Rationale: Plaintiff argued that the trial court lacked jurisdiction to enter an order modifying the 2013 custody order because his 2018 motion was no longer pending, having been resolved by the orders entered by the court addressing both the emergency ex parte motion and visitation. However, none of those intermittent orders resolved permanent custody. The initial emergency custody order specified that Plaintiff’s primary custody was temporary. The subsequent orders addressing visitation also similarly specified that it was temporary in nature. Therefore, the allegation of changed circumstances in Plaintiff’s 2018 motion was not yet resolved and actually was pending. The Court went further in dicta and stated that the absence of a motion to modify does not remove the court’s jurisdiction to act under the statute for custody modification. The motion provides notice and alerts the court of new facts that could alter the best interests of the child. Conduct can do the same. At these hearings that stemmed from Plaintiff’s 2018 motion, new facts were provided to the trial court: in the motion itself, in Defendant’s response, in testimony of the parties.
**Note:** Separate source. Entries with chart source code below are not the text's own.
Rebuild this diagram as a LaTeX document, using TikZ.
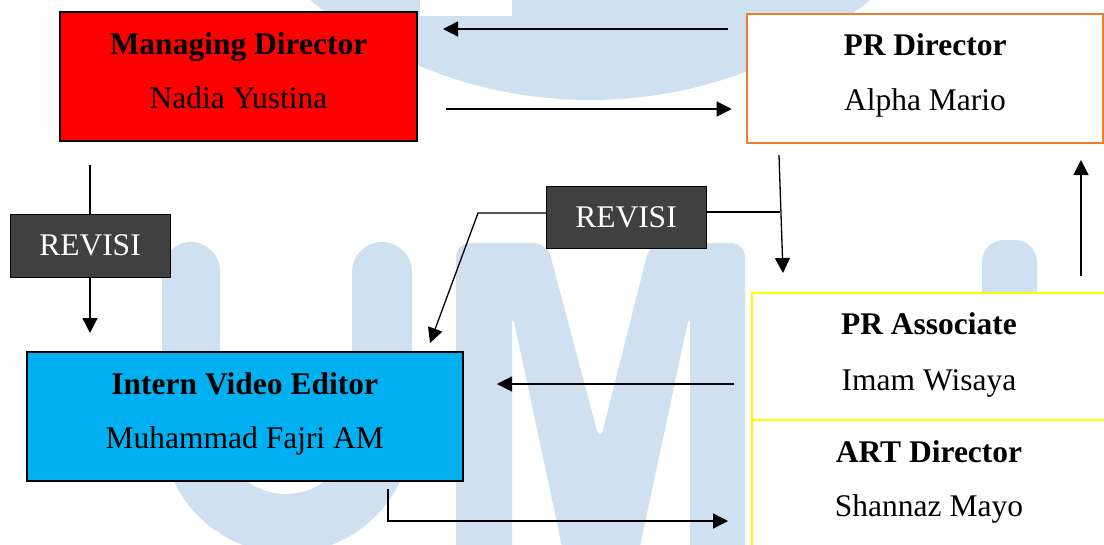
\documentclass[tikz,border=0pt]{standalone}
\usepackage{fontspec}
\setmainfont{Liberation Serif}
\usetikzlibrary{arrows.meta}
\definecolor{wmblue}{RGB}{207,224,240}
\definecolor{mdred}{RGB}{255,0,0}
\definecolor{ivblue}{RGB}{0,176,240}
\definecolor{prorange}{RGB}{237,125,49}
\definecolor{revgray}{RGB}{64,64,64}
\definecolor{ylw}{RGB}{255,255,0}
\begin{document}
\begin{tikzpicture}[x=1pt,y=-1pt,
  boxstyle/.style={inner sep=0pt, outer sep=0pt, line width=2pt},
  txt/.style={font=\fontsize{31.5}{38}\selectfont, anchor=base, inner sep=0pt},
  ttl/.style={font=\fontsize{31.5}{38}\selectfont\bfseries, anchor=base, inner sep=0pt},
  rev/.style={fill=revgray, draw=black, line width=0.8pt, inner sep=0pt, outer sep=0pt,
    minimum width=160pt, text=white, font=\fontsize{31.5}{38}\selectfont},
  conn/.style={line width=1.3pt},
  arr/.style={conn, -{Triangle[length=15pt,width=15pt]}}]
\useasboundingbox (0,0) rectangle (1104,544);
% watermark
\fill[wmblue] (590,-342) circle (442);
\fill[white] (420,-5) rectangle (512,16);
\fill[wmblue] (162,428) -- (162,271) arc (180:360:29) -- (220,428) arc (180:0:66)
  -- (352,272) arc (180:360:30) -- (412,428) arc (0:180:125) -- cycle;
\fill[wmblue, rounded corners=14] (456,565) -- (456,243) -- (547,243) -- (600,442) -- (650,243)
  -- (745,243) -- (745,565) -- (690,565) -- (690,312) -- (636,565) -- (566,565)
  -- (512,312) -- (512,565) -- cycle;
\fill[wmblue, rounded corners=22] (982,560) -- (982,240) -- (1037,240) -- (1037,560) -- cycle;
% boxes
\node[boxstyle, draw=black, fill=mdred, minimum width=357pt, minimum height=129pt] (md) at (238.5,76.5) {};
\node[boxstyle, draw=prorange, fill=white, minimum width=356pt, minimum height=128.5pt] (prd) at (925,78.25) {};
\node[boxstyle, draw=black, fill=ivblue, minimum width=435.5pt, minimum height=128.5pt] (ive) at (244.75,416.25) {};
\node[boxstyle, draw=ylw, fill=white, line width=2.5pt, minimum width=354pt, minimum height=127pt] (pra) at (929,356.5) {};
\node[boxstyle, draw=ylw, fill=white, line width=2.5pt, minimum width=354pt, minimum height=130pt] (art) at (929,485) {};
% texts
\node[ttl] (mdt) at (238.5,54) {Managing Director};
\node[txt] (mdn) at (238.5,108) {Nadia Yustina};
\node[ttl] (prdt) at (925,55) {PR Director};
\node[txt] (prdn) at (925,110) {Alpha Mario};
\node[ttl] (ivet) at (244.75,394) {Intern Video Editor};
\node[txt] (iven) at (244.75,448) {Muhammad Fajri AM};
\node[ttl] (prat) at (929,334) {PR Associate};
\node[txt] (pran) at (929,390) {Imam Wisaya};
\node[ttl] (artt) at (929,462) {ART Director};
\node[txt] (artn) at (929,516) {Shannaz Mayo};
\node[rev, minimum height=63pt] (rev1) at (90,245.5) {REVISI};
\node[rev, minimum height=62pt] (rev2) at (626,217) {REVISI};
% connector end points
\coordinate (t1) at (728,29);
\coordinate (t2) at (443,29);
\coordinate (t3) at (446,109);
\coordinate (t4) at (731.7,109);
\coordinate (c1) at (90,165);
\coordinate (c2) at (90,333);
\coordinate (p1) at (779,155);
\coordinate (p2) at (783,273);
\coordinate (p3) at (780,212);
\coordinate (q1) at (478,213);
\coordinate (q2) at (430,343);
\coordinate (u1) at (1081,276);
\coordinate (u2) at (1081,160);
\coordinate (a1) at (734,384);
\coordinate (a2) at (497,384);
\coordinate (b1) at (388,489);
\coordinate (b2) at (388,521);
\coordinate (b3) at (728,521);
% connectors
\draw[arr] (t1) -- (t2);
\draw[arr] (t3) -- (t4);
\draw[conn] (c1) -- (rev1.north);
\draw[arr] (rev1.south) -- (c2);
\draw[arr] (p1) -- (p2);
\draw[conn] (p3) -- (p3 -| rev2.east);
\draw[arr] (q1 -| rev2.west) -- (q1) -- (q2);
\draw[arr] (u1) -- (u2);
\draw[arr] (a1) -- (a2);
\draw[arr] (b1) -- (b2) -- (b3);
\end{tikzpicture}
\end{document}
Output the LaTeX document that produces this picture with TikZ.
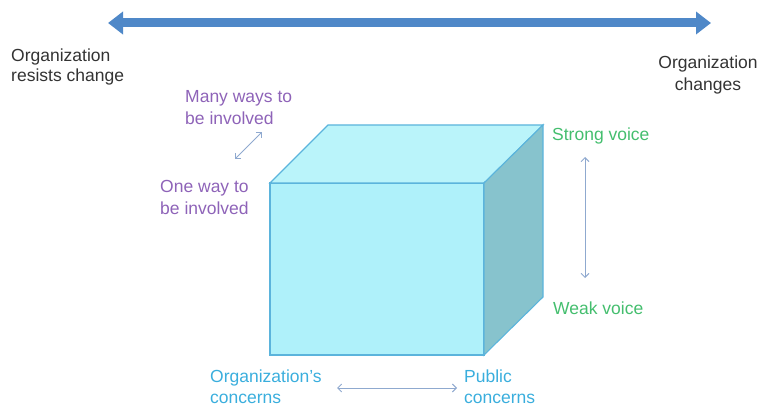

That was enough to provide the ongoing jurisdiction.

Lessons: It was a somewhat odd argument to mount in the first place, considering that Plaintiff’s 2018 motion contained language that is wholly indicative of modification: that there had been a substantial change in circumstances affecting the child’s welfare since the entry of the 2013 order. The parties then went on seemingly to litigate those issues about the substantial change and the impact they had on the minor child. While subject matter jurisdiction can be challenged at any stage, it seemed clear that Plaintiff intended to modify custody. Additionally, the emergency order was, on its face, temporary; no other order was entered that directly addressed the facts required for modification. If those orders did contain such language and indicated the court was resolving the issue for modification, then perhaps the Court of Appeals would have held otherwise.